I don’t know that one motion is most effective because certain motions are easier/harder for each individual.

I’ve been messing with some DBX (1NPS) motions over the past ~7 months. The first one that came most natural to me is the Andy Wood motion. The hand looks about flat on the strings/bridge, relaxed trigger grip, and the hand appears to just travel from side to side. We know that it’s really a curved motion, but just straight side to side is what it will look like and feel like.

Another option is the Steve Morse setup. Very supinated, hand rests on the side of the palm and the pick is held between the thumb and middle finger (index touches the pick, doesn’t really do much). That motion for me feels and looks like it’s just flexing and extending. Sort of a door knocking motion. Again, it’s really a curved motion but it won’t look or feel like that from the player’s view.
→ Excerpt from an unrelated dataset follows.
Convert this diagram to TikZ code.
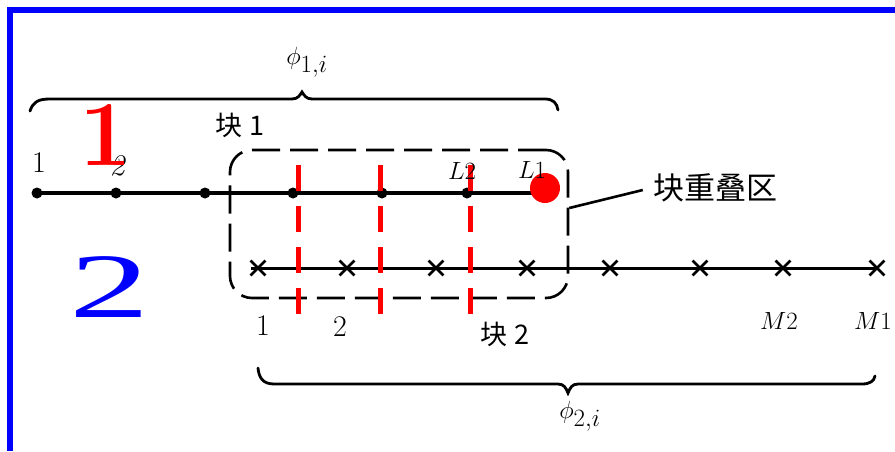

A variation on that is a trailing edge grip like Troy does here:

I’ve had moderate success with that from a speed perspective but I can’t get the tone right so I shelved it.

One I haven’t tried is the Molly Tuttle approach, which is similar to the Andy Wood setup, but more pronated. I can’t comment on it other than the setup since I haven’t tried it. My understanding is that it’s sort of a mirror image of the Andy Wood setup in terms of the path the pick traces.

Another option is a wrist/forearm blend that has a “motor cycle rev” look to it. I have no experience with that either.

The best bet for you is to watch these:

and see which ones you can do the most effortlessly from the beginning and work from there. The really important thing is to spend time finding the motion, not just picking one you like the way it looks and working up from a slow speed. You’ll know you’ve got a good motion (again, a good one for you) because it will be able to go fast. It may be a little sloppy and hit some wrong strings or swipe, but the speed of it should feel fairly effortless.